Information provided:
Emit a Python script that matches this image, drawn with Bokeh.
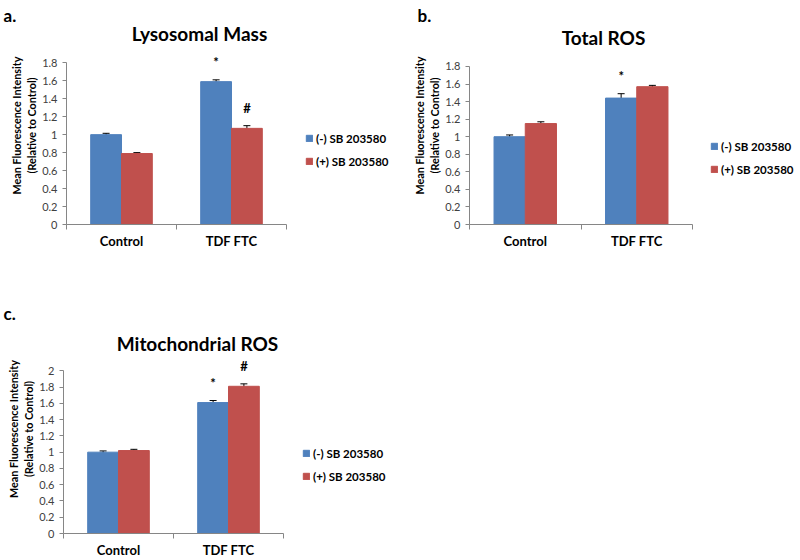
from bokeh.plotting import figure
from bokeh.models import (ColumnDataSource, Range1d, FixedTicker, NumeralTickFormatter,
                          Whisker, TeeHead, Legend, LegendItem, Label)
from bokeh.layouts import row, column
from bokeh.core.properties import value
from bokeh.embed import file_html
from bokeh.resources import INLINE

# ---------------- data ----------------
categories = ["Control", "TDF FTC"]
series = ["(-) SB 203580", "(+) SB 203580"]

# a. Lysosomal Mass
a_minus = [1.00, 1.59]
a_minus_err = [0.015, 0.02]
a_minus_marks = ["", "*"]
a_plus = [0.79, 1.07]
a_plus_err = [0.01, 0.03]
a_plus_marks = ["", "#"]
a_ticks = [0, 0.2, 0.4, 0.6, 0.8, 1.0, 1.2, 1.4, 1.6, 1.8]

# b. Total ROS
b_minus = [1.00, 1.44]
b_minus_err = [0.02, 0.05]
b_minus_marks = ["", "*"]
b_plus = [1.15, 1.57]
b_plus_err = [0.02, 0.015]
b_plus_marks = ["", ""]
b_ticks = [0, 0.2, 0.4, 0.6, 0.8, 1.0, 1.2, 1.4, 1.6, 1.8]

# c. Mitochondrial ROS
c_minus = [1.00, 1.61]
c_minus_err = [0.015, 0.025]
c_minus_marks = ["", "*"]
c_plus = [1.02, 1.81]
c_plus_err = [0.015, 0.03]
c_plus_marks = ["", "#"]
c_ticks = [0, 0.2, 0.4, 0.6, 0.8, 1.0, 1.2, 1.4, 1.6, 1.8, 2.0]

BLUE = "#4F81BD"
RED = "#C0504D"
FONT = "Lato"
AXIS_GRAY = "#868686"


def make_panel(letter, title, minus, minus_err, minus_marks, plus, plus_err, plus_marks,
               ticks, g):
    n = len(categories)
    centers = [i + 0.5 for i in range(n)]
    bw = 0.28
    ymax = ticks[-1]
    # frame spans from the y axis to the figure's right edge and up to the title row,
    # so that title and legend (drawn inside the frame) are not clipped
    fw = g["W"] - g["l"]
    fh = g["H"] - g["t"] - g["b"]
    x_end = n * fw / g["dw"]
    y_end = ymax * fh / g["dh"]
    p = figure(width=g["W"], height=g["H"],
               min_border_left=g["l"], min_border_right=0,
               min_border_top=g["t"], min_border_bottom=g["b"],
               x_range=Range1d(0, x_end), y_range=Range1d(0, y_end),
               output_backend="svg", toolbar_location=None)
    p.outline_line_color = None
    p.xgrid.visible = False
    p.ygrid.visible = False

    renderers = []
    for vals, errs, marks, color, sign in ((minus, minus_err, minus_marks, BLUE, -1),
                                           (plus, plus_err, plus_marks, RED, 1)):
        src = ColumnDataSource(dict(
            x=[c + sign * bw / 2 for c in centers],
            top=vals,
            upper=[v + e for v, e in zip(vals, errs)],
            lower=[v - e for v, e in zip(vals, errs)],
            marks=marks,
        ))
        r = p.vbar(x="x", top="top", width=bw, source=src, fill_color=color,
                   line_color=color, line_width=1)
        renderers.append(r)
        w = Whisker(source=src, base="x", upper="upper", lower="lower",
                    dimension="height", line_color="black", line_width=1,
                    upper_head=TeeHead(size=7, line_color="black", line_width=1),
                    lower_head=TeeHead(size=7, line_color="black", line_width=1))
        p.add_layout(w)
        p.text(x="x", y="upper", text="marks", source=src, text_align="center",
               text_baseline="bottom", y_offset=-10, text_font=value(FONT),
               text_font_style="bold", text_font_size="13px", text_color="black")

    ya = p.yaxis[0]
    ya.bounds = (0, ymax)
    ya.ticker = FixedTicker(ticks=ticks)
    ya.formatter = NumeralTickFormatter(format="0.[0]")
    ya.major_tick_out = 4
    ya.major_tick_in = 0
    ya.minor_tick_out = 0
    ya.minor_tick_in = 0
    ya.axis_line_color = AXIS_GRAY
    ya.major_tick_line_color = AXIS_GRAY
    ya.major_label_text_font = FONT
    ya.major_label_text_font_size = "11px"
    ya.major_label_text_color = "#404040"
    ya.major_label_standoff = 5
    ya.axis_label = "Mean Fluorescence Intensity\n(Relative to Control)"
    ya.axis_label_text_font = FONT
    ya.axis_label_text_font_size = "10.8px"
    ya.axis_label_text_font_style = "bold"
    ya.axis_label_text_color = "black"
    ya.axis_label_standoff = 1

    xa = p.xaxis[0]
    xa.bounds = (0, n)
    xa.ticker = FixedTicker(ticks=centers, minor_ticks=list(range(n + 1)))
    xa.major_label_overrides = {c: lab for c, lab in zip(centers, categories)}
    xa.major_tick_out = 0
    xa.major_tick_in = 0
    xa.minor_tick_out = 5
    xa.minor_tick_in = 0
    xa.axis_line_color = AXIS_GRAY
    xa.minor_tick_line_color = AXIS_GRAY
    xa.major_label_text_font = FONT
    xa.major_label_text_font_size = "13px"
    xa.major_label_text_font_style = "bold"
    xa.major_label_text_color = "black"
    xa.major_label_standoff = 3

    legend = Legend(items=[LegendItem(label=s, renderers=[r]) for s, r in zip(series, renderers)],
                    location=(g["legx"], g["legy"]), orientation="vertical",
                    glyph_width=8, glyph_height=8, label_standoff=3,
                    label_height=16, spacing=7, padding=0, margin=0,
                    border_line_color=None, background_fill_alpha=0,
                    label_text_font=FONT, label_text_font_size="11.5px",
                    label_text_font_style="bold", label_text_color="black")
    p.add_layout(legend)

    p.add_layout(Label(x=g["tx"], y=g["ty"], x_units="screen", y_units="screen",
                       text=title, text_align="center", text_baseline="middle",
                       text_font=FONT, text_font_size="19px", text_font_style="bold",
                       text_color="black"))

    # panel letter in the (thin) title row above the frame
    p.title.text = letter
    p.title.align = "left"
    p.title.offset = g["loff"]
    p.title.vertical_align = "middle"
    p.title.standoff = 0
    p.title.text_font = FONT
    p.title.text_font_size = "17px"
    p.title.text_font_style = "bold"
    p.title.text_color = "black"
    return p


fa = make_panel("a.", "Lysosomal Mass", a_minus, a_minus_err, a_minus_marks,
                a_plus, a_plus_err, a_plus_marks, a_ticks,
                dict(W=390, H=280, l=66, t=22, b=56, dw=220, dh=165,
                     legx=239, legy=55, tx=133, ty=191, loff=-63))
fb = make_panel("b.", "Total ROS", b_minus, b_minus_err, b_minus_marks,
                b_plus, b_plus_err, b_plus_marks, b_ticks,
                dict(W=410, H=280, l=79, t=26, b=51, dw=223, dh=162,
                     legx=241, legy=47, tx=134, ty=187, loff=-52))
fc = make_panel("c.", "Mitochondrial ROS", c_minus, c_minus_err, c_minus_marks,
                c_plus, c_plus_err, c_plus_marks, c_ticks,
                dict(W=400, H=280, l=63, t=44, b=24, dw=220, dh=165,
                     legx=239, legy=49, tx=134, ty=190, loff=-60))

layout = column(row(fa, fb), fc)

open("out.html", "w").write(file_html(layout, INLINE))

Exercise: The data should be printed again unchanged; leave its pictures out.

Result:
Emit a Python script that matches this image, drawn with Bokeh.
from bokeh.plotting import figure
from bokeh.models import (ColumnDataSource, Range1d, FixedTicker, NumeralTickFormatter,
                          Whisker, TeeHead, Legend, LegendItem, Label)
from bokeh.layouts import row, column
from bokeh.core.properties import value
from bokeh.embed import file_html
from bokeh.resources import INLINE

# ---------------- data ----------------
categories = ["Control", "TDF FTC"]
series = ["(-) SB 203580", "(+) SB 203580"]

# a. Lysosomal Mass
a_minus = [1.00, 1.59]
a_minus_err = [0.015, 0.02]
a_minus_marks = ["", "*"]
a_plus = [0.79, 1.07]
a_plus_err = [0.01, 0.03]
a_plus_marks = ["", "#"]
a_ticks = [0, 0.2, 0.4, 0.6, 0.8, 1.0, 1.2, 1.4, 1.6, 1.8]

# b. Total ROS
b_minus = [1.00, 1.44]
b_minus_err = [0.02, 0.05]
b_minus_marks = ["", "*"]
b_plus = [1.15, 1.57]
b_plus_err = [0.02, 0.015]
b_plus_marks = ["", ""]
b_ticks = [0, 0.2, 0.4, 0.6, 0.8, 1.0, 1.2, 1.4, 1.6, 1.8]

# c. Mitochondrial ROS
c_minus = [1.00, 1.61]
c_minus_err = [0.015, 0.025]
c_minus_marks = ["", "*"]
c_plus = [1.02, 1.81]
c_plus_err = [0.015, 0.03]
c_plus_marks = ["", "#"]
c_ticks = [0, 0.2, 0.4, 0.6, 0.8, 1.0, 1.2, 1.4, 1.6, 1.8, 2.0]

BLUE = "#4F81BD"
RED = "#C0504D"
FONT = "Lato"
AXIS_GRAY = "#868686"


def make_panel(letter, title, minus, minus_err, minus_marks, plus, plus_err, plus_marks,
               ticks, g):
    n = len(categories)
    centers = [i + 0.5 for i in range(n)]
    bw = 0.28
    ymax = ticks[-1]
    # frame spans from the y axis to the figure's right edge and up to the title row,
    # so that title and legend (drawn inside the frame) are not clipped
    fw = g["W"] - g["l"]
    fh = g["H"] - g["t"] - g["b"]
    x_end = n * fw / g["dw"]
    y_end = ymax * fh / g["dh"]
    p = figure(width=g["W"], height=g["H"],
               min_border_left=g["l"], min_border_right=0,
               min_border_top=g["t"], min_border_bottom=g["b"],
               x_range=Range1d(0, x_end), y_range=Range1d(0, y_end),
               output_backend="svg", toolbar_location=None)
    p.outline_line_color = None
    p.xgrid.visible = False
    p.ygrid.visible = False

    renderers = []
    for vals, errs, marks, color, sign in ((minus, minus_err, minus_marks, BLUE, -1),
                                           (plus, plus_err, plus_marks, RED, 1)):
        src = ColumnDataSource(dict(
            x=[c + sign * bw / 2 for c in centers],
            top=vals,
            upper=[v + e for v, e in zip(vals, errs)],
            lower=[v - e for v, e in zip(vals, errs)],
            marks=marks,
        ))
        r = p.vbar(x="x", top="top", width=bw, source=src, fill_color=color,
                   line_color=color, line_width=1)
        renderers.append(r)
        w = Whisker(source=src, base="x", upper="upper", lower="lower",
                    dimension="height", line_color="black", line_width=1,
                    upper_head=TeeHead(size=7, line_color="black", line_width=1),
                    lower_head=TeeHead(size=7, line_color="black", line_width=1))
        p.add_layout(w)
        p.text(x="x", y="upper", text="marks", source=src, text_align="center",
               text_baseline="bottom", y_offset=-10, text_font=value(FONT),
               text_font_style="bold", text_font_size="13px", text_color="black")

    ya = p.yaxis[0]
    ya.bounds = (0, ymax)
    ya.ticker = FixedTicker(ticks=ticks)
    ya.formatter = NumeralTickFormatter(format="0.[0]")
    ya.major_tick_out = 4
    ya.major_tick_in = 0
    ya.minor_tick_out = 0
    ya.minor_tick_in = 0
    ya.axis_line_color = AXIS_GRAY
    ya.major_tick_line_color = AXIS_GRAY
    ya.major_label_text_font = FONT
    ya.major_label_text_font_size = "11px"
    ya.major_label_text_color = "#404040"
    ya.major_label_standoff = 5
    ya.axis_label = "Mean Fluorescence Intensity\n(Relative to Control)"
    ya.axis_label_text_font = FONT
    ya.axis_label_text_font_size = "10.8px"
    ya.axis_label_text_font_style = "bold"
    ya.axis_label_text_color = "black"
    ya.axis_label_standoff = 1

    xa = p.xaxis[0]
    xa.bounds = (0, n)
    xa.ticker = FixedTicker(ticks=centers, minor_ticks=list(range(n + 1)))
    xa.major_label_overrides = {c: lab for c, lab in zip(centers, categories)}
    xa.major_tick_out = 0
    xa.major_tick_in = 0
    xa.minor_tick_out = 5
    xa.minor_tick_in = 0
    xa.axis_line_color = AXIS_GRAY
    xa.minor_tick_line_color = AXIS_GRAY
    xa.major_label_text_font = FONT
    xa.major_label_text_font_size = "13px"
    xa.major_label_text_font_style = "bold"
    xa.major_label_text_color = "black"
    xa.major_label_standoff = 3

    legend = Legend(items=[LegendItem(label=s, renderers=[r]) for s, r in zip(series, renderers)],
                    location=(g["legx"], g["legy"]), orientation="vertical",
                    glyph_width=8, glyph_height=8, label_standoff=3,
                    label_height=16, spacing=7, padding=0, margin=0,
                    border_line_color=None, background_fill_alpha=0,
                    label_text_font=FONT, label_text_font_size="11.5px",
                    label_text_font_style="bold", label_text_color="black")
    p.add_layout(legend)

    p.add_layout(Label(x=g["tx"], y=g["ty"], x_units="screen", y_units="screen",
                       text=title, text_align="center", text_baseline="middle",
                       text_font=FONT, text_font_size="19px", text_font_style="bold",
                       text_color="black"))

    # panel letter in the (thin) title row above the frame
    p.title.text = letter
    p.title.align = "left"
    p.title.offset = g["loff"]
    p.title.vertical_align = "middle"
    p.title.standoff = 0
    p.title.text_font = FONT
    p.title.text_font_size = "17px"
    p.title.text_font_style = "bold"
    p.title.text_color = "black"
    return p


fa = make_panel("a.", "Lysosomal Mass", a_minus, a_minus_err, a_minus_marks,
                a_plus, a_plus_err, a_plus_marks, a_ticks,
                dict(W=390, H=280, l=66, t=22, b=56, dw=220, dh=165,
                     legx=239, legy=55, tx=133, ty=191, loff=-63))
fb = make_panel("b.", "Total ROS", b_minus, b_minus_err, b_minus_marks,
                b_plus, b_plus_err, b_plus_marks, b_ticks,
                dict(W=410, H=280, l=79, t=26, b=51, dw=223, dh=162,
                     legx=241, legy=47, tx=134, ty=187, loff=-52))
fc = make_panel("c.", "Mitochondrial ROS", c_minus, c_minus_err, c_minus_marks,
                c_plus, c_plus_err, c_plus_marks, c_ticks,
                dict(W=400, H=280, l=63, t=44, b=24, dw=220, dh=165,
                     legx=239, legy=49, tx=134, ty=190, loff=-60))

layout = column(row(fa, fb), fc)

open("out.html", "w").write(file_html(layout, INLINE))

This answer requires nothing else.